NVIDIA CUDA Driver Integer Overflow Allows Privilege Escalation from ML Containers
Overview
A critical integer overflow vulnerability was discovered in the NVIDIA kernel mode driver for data center GPUs (e.g., A100, H100 series). The vulnerability resides in the driver's ioctl handler responsible for GPU memory management, which is exposed to user-mode processes, including those within containers in a Kubernetes environment with GPU passthrough. An attacker with code execution inside a container with access to a GPU device (`/dev/nvidia*`) could craft a malicious request to the driver with specifically chosen large values for memory allocation size and offset. These values would pass initial checks but lead to an integer overflow during an internal multiplication operation used to calculate the final buffer size. This resulted in the allocation of a much smaller kernel heap buffer than expected. A subsequent `memcpy` operation, using the original, non-overflowed size, would write data far beyond the bounds of this small buffer, causing a kernel heap overflow. A sophisticated attacker could leverage this memory corruption to overwrite function pointers or critical kernel data structures, allowing them to gain arbitrary code execution in the context of the host OS kernel.
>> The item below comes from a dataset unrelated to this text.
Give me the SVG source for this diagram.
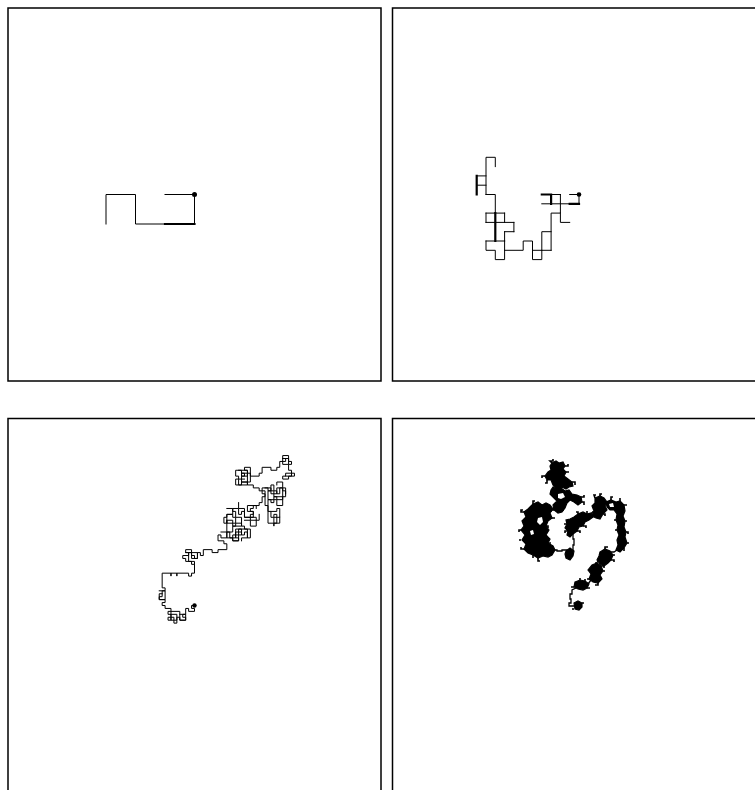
<svg xmlns="http://www.w3.org/2000/svg" width="755" height="790" viewBox="0 0 755 790">
<style>
.frame{fill:none;stroke:#000;stroke-width:1.5}
.walk{fill:none;stroke:#000;stroke-width:1;stroke-linecap:square;stroke-linejoin:miter}
.thick{stroke-width:2.2}
.blob{fill:#000;stroke:#000;stroke-width:1.2;stroke-linejoin:miter}
.line4{fill:none;stroke:#000;stroke-width:1.3}
.fuzz{fill:none;stroke:#000;stroke-width:1.6}
.hole{fill:#fff}
.dot{fill:#000}
</style>
<rect width="755" height="790" fill="#fff"/>
<g id="panel-1">
<rect class="frame" x="8" y="8" width="373" height="373"/>
<g transform="translate(194.5 194.5) scale(29.5)">
<path class="walk" vector-effect="non-scaling-stroke" d="M0 0H-1M0 0V1H-2V0H-3V1"/>
<path class="walk thick" vector-effect="non-scaling-stroke" d="M0 1H-1"/>
</g>
<circle class="dot" cx="194.5" cy="194.5" r="2.5"/>
</g>
<g id="panel-2">
<rect class="frame" x="392.5" y="8" width="373" height="373"/>
<g transform="translate(579 194.5) scale(9.3)">
<path class="walk" vector-effect="non-scaling-stroke" d="M-10 0V-4H-9V-3M-11 -2H-10M-11 -1H-10M-10 0H-9V2M-10 2H-8M-10 2V3M-8 2V3M-10 3H-7M-7 3V4M-8 4H-7M-8 4V5M-10 5H-8M-10 5V6H-9V7H-8V5M-8 6H-6V5H-5V7H-4V6M-5 6H-3M-4 6V4H-3M-3 6V2H-2V0M-2 2V3H-1M-4 0H-2M-4 1H-1M-1 0H0V1"/>
<path class="walk thick" vector-effect="non-scaling-stroke" d="M-11 -2V0M-9 2V5M-4 0H-3M-3 0V1M-1 1H0"/>
</g>
<circle class="dot" cx="579" cy="194.5" r="2.3"/>
</g>
<g id="panel-3">
<rect class="frame" x="8" y="418.5" width="373" height="373"/>
<g transform="translate(194.5 605.5) scale(2.94)">
<path class="walk" vector-effect="non-scaling-stroke" d="M0 0h-1v1h1v1h-2v-1h-1v2h-1v1h1v1h-2v-1h-1v2h-1v-2h-1v1h-1v-1h1v-1h-1v-1h1v-1h-2v-1h-1v-1h1v-1h-2v-1h1v-2h1v-1h-1v-5h3v1v-1h2v1v-1h4v1h1v-1h1v-3h-1v-1h-2v-1h-1v-1h2v-1h-1v-1h2v2h1v1h1v-2h1v1h1v-2h3v1h2v-1h3v-2h-1v-1h-2v-2h1v1h2v-2h1v2h1v1h2v-1h-1v-2h2v1h1v-1h1v2h1v-3h-2v-1h-1v-1h-2v1h-1v-2h-2v1h-1v-2h1v-1h2v1h1v-2h-1v-1h2v2h1v-1h1v2h2v-1h1v-1h-1v-1h1v-1h2v-1h1v-2h1v-1h-1v-2h2v1h1v-2h1v2h1v1h1v-2h1v1h1v2h-1v1h-2v-1h-1v2h-1v-1h-1v4h1v2h1v-1h1v3h-1v1v-1h-2v-6h-1v-5h-2v-1h-2v-1h-2v-1h-2v1h-2v-2h1v-1h-1v-2h2v2h1v-1h-1h2v-1h-1v-1h2v3h3v-1h1v-2h3v1h2v-1h1v-2h2v-1h-1v-1h2v2h1v1h-1v2h1v1h-2v1h-1v1h2v-1h2v-1h-1"/>
<path class="walk" vector-effect="non-scaling-stroke" d="M15 -46h3v2h-2v2h3v-3h-1v4h-3v-2h2M24 -40h2v2h2v-2h2v3h-3v-2h-2v3h3v2h2v-3M28 -41v-1h2v2h1v2M9 -25h2v2h3v-3h2v2h-3v2h2v-4h3v3h-2v1M11 -33h2v2h-2v3h3v-2h2v3h-3v2h-2v-4M15 -35v2h2v3h3v-2h-2v-2h3v1M17 -29h2v2h2v-3h-2v1h3v-2M26 -32h2v-1h1v3h-2v2h2v-2M-3 -18h2v2h2v-2h-3v3h2v1M-8 3h2v2h-2v-3h3v3h2v-2h-2M-11 -4h-1v2h2v-3h-2M30 -50h2v2h-2v-2M31 -44h2v-1"/>
</g>
<circle class="dot" cx="194.5" cy="605.5" r="2.2"/>
</g>
<g id="panel-4">
<rect class="frame" x="392.5" y="418.5" width="373" height="373"/>
<polygon class="blob" points="552,463 556,461 559,463 563,462 565,466 563,469 566,472 564,476 568,479 572,482 573,486 569,487 566,489 562,487 560,491 556,489 553,485 551,480 547,480 545,476 548,472 551,470 550,466"/>
<polygon class="blob" points="553,487 557,490 561,488 565,491 569,490 572,494 577,495 581,497 582,502 578,505 574,502 570,500 567,503 565,508 562,512 558,513 554,510 553,505 557,501 553,497 550,494 551,490"/>
<polygon class="hole" points="558,494 563,493 565,497 561,499 558,498"/>
<polygon class="blob" points="533,504 538,502 542,505 546,503 550,505 553,509 550,513 552,518 548,521 546,526 549,530 546,535 550,539 548,543 553,546 555,550 552,555 548,557 543,556 538,558 533,555 528,553 524,549 526,544 522,540 525,535 521,530 524,526 522,521 526,517 524,512 528,509 531,506"/>
<polygon class="hole" points="538,518 542,517 543,522 540,525 537,522"/>
<polygon class="hole" points="530,531 533,530 534,534 531,535"/>
<path class="line4" d="M553 550h4v1h5v-1h5v1h4M573 550v-5h1v-6h-1v-6"/>
<polygon class="blob" points="566,551 570,548 574,551 573,556 570,560 566,558 565,554"/>
<polygon class="blob" points="578,514 583,512 587,514 591,513 593,517 589,520 585,522 583,526 579,527 577,531 573,534 570,537 567,535 568,531 565,528 567,524 566,520 570,519 574,517"/>
<polygon class="blob" points="595,498 600,496 604,498 607,502 605,506 607,510 603,514 600,519 596,518 592,516 594,511 592,506 595,503"/>
<polygon class="blob" points="606,502 611,500 616,502 620,501 624,505 625,511 623,516 625,521 624,527 626,532 625,537 627,543 624,548 620,552 616,550 618,545 617,540 619,535 617,530 618,525 616,520 617,514 614,510 610,510 607,507"/>
<polygon class="hole" points="609,504 613,503 614,507 610,507"/>
<path class="line4" d="M617 550l-3 2h-3M598 561l-2 3M591 580l-3 4M576 588l-4 2v4h-2v5h1v4h-2v3h5"/>
<polygon class="blob" points="600,552 605,549 610,551 613,555 611,560 608,563 604,566 600,564 597,560 599,556"/>
<polygon class="blob" points="592,565 597,563 601,566 603,571 600,575 602,579 598,583 593,582 589,579 591,574 588,570"/>
<polygon class="blob" points="575,582 580,580 585,581 589,584 587,588 583,590 578,589 574,587"/>
<polygon class="blob" points="574,603 578,601 582,603 582,607 579,610 575,609"/>
<path class="fuzz" d="M552 463l-2-2h3v-2M565 466h3v-2M545 476h-3v2M572 482h3v3M566 472h3M547 480v3h-2M560 491v2M581 497h3v-2M582 502h2v3M565 508h-2v3M554 510h-3v2M522 530h-3v2M524 512h-3v-2h2M533 504v-3h2M553 509h3v2M538 558v3h2M524 549h-3v-2M521 540h-2M548 543h3M552 518h3M546 526h2v2M533 555v3M578 514v-2h-2M587 514v-3M591 513h2v-2M567 524h-3M568 531h-3v2M577 531h3v2M583 526h3v2M595 498l-1-3h2M600 496v-2h2M607 502h2M603 514h2v2M611 500v-3h2M620 501v-3M624 505h3M625 521h2M626 532h2v2M627 543h2M624 548v3M616 520h-2M617 530h-2M605 549v-2h3M613 555h2M611 560h3v2M604 566v2M597 563h-2M601 566h3M603 571h2M589 579h-2M598 583v2h-3M585 581v-2M580 580v-2M587 588h3M574 587h-3M582 603h2M574 609h-2"/>
<circle class="dot" cx="578" cy="605" r="2"/>
</g>
</svg>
This effectively allows a complete container escape and full compromise of the underlying Kubernetes node.
Affected Systems
Testing Guide
1. On a host system running a vulnerable driver version, check the loaded kernel module version: `cat /proc/driver/nvidia/version`. 2. If the version is listed as affected, the system is vulnerable. 3. A proof-of-concept exploit would involve a compiled C program running inside a Docker container (started with `--gpus all`) that opens `/dev/nvidia-uvm` and sends a specially crafted `ioctl` call. A successful (but destructive) test would crash the host machine (kernel panic). Do not run public PoCs on production systems.
Mitigation Steps
1. **Update Drivers:** Immediately update all NVIDIA drivers on host machines to the patched versions provided by NVIDIA. 2. **Restrict GPU Access:** In multi-tenant environments, use admission controllers and security policies to restrict GPU access to only trusted workloads and namespaces. 3. **Use Secure Runtimes:** Run GPU-accelerated containers using security-hardened runtimes like gVisor or Kata Containers, which can provide an additional layer of isolation between the container and the host kernel. 4. **Monitor Kernel Logs:** Monitor host kernel logs for signs of instability or crashes (kernel panics), which could indicate exploitation attempts.
Patch Details
Patched in NVIDIA driver versions 550.90.07 and 535.170.04 and later.